▶ **Given material**
-=-=-=-=-
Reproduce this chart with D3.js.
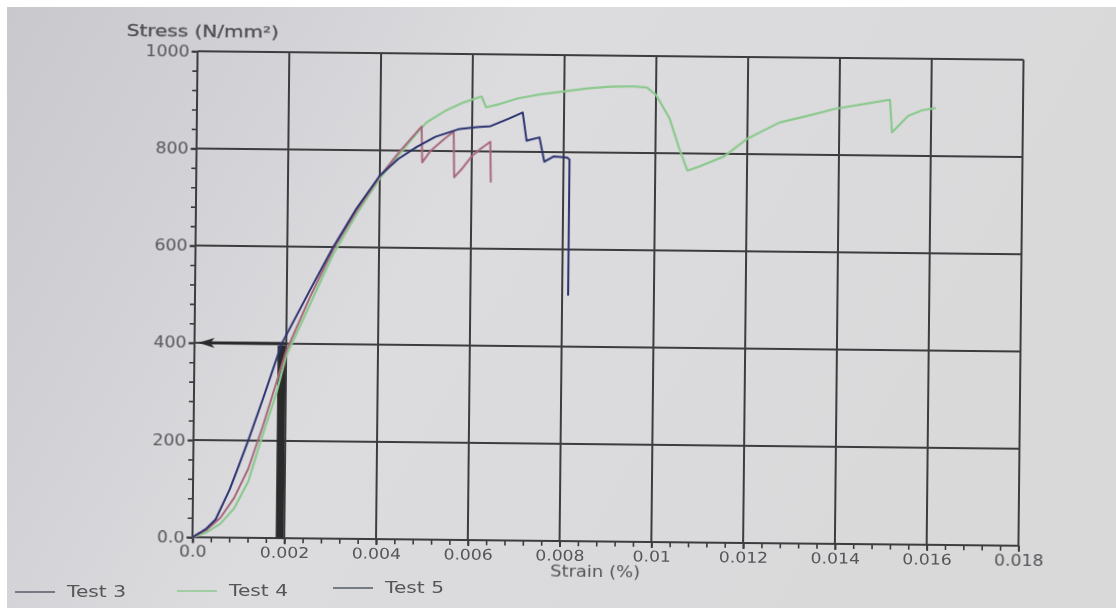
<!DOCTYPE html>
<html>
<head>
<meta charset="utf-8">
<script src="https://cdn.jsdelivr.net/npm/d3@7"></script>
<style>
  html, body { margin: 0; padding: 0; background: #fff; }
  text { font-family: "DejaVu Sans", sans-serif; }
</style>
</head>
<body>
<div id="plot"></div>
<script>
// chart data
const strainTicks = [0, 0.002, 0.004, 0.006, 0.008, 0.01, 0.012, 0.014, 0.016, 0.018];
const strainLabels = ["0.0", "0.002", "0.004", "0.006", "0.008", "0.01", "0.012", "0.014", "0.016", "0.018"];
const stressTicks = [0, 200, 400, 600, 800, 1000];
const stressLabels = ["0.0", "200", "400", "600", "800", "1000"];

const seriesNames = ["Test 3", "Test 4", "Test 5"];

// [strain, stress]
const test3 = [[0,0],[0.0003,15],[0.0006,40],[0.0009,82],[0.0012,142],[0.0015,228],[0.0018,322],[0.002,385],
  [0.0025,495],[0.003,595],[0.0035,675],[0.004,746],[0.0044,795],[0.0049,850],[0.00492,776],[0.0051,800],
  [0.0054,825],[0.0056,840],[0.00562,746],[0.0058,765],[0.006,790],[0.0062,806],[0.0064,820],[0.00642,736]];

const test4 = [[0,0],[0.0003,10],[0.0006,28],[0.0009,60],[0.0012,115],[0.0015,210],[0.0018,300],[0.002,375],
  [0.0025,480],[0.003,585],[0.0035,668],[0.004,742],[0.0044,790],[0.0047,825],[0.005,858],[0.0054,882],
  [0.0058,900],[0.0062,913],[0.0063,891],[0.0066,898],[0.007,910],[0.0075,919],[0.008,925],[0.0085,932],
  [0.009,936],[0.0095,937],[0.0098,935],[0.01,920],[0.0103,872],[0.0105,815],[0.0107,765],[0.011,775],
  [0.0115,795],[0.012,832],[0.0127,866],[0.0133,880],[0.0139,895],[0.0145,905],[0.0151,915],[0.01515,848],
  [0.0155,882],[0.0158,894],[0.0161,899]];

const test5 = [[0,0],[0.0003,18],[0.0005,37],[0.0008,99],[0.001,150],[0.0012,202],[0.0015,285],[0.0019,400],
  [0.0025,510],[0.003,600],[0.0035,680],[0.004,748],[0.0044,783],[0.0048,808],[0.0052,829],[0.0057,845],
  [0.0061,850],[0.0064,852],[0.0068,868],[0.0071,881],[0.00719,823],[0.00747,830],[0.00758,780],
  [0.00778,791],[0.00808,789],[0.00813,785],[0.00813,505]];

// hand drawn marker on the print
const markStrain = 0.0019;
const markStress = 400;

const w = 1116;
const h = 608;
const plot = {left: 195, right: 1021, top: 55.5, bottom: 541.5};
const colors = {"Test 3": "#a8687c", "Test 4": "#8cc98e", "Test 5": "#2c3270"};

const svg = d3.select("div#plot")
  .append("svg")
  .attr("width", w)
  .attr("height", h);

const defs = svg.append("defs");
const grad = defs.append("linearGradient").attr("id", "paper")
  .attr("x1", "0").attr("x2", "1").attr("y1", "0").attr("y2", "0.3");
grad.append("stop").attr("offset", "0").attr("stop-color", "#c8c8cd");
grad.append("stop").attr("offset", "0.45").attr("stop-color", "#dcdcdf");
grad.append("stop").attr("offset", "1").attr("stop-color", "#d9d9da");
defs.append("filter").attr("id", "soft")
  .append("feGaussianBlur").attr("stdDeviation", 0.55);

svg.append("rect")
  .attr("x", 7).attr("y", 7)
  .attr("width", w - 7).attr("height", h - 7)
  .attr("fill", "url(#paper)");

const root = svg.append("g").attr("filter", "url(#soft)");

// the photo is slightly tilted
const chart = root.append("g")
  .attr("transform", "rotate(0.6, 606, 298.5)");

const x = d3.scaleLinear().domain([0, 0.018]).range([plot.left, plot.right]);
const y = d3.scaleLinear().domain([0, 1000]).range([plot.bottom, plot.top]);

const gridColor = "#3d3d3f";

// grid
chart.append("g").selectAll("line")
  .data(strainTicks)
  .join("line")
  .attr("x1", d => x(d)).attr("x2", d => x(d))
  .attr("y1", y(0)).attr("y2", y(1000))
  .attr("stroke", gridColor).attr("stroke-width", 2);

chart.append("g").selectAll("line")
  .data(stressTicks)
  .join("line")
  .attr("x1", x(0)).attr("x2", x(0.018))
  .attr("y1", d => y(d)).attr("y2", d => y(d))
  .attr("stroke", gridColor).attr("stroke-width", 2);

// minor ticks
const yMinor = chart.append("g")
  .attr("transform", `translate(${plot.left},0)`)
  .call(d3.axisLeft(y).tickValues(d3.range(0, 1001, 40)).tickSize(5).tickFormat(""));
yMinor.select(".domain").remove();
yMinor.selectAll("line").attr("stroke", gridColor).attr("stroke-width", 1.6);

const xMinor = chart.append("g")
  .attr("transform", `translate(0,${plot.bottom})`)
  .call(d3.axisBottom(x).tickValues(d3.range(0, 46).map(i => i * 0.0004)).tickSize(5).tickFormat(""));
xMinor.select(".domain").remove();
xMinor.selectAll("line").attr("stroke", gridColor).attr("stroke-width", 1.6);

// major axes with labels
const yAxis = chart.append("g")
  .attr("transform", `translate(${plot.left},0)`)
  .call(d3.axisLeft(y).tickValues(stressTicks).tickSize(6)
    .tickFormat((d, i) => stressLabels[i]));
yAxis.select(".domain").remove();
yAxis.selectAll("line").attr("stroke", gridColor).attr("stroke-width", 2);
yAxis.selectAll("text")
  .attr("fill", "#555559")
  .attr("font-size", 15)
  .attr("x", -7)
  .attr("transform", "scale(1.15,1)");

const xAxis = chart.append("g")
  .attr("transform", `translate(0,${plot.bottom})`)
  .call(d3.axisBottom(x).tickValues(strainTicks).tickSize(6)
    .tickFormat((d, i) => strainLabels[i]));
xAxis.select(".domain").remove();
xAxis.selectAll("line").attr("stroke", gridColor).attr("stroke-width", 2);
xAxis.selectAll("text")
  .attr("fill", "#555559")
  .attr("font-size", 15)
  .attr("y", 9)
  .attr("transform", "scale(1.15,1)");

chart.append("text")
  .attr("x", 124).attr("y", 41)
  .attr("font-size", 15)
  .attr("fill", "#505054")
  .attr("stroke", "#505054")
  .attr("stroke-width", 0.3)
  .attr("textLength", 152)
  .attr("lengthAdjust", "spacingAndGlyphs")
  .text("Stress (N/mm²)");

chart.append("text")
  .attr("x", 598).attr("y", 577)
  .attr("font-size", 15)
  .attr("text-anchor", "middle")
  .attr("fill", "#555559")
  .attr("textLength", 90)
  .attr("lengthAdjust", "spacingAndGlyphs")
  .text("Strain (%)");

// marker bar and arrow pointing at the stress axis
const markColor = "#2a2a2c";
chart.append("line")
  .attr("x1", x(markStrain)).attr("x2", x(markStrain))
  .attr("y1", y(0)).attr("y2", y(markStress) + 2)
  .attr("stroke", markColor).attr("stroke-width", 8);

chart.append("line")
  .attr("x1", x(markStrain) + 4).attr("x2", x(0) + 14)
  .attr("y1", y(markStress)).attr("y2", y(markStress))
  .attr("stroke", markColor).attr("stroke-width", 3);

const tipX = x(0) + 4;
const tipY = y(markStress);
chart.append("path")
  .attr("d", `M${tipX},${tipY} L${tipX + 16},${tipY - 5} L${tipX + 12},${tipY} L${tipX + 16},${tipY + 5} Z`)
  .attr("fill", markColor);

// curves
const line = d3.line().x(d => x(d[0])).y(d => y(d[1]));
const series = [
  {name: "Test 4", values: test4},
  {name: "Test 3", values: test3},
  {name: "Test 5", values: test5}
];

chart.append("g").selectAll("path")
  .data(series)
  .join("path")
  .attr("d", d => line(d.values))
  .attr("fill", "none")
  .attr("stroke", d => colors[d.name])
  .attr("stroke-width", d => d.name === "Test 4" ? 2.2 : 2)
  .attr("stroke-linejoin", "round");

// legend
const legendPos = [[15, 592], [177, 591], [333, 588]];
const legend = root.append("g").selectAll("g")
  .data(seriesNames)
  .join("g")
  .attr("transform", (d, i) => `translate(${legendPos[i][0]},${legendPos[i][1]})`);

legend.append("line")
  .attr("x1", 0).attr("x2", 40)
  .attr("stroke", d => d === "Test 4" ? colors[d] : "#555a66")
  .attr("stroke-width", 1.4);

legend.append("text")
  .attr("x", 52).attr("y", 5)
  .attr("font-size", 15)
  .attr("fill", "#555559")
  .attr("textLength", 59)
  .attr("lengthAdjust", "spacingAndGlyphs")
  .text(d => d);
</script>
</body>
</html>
-=-=-=-=-
▶ **Task prompt**
Scan the material above. Copy each line where "with" occurs.

▶ **Full output**
Reproduce this chart with D3.js.
// major axes with labels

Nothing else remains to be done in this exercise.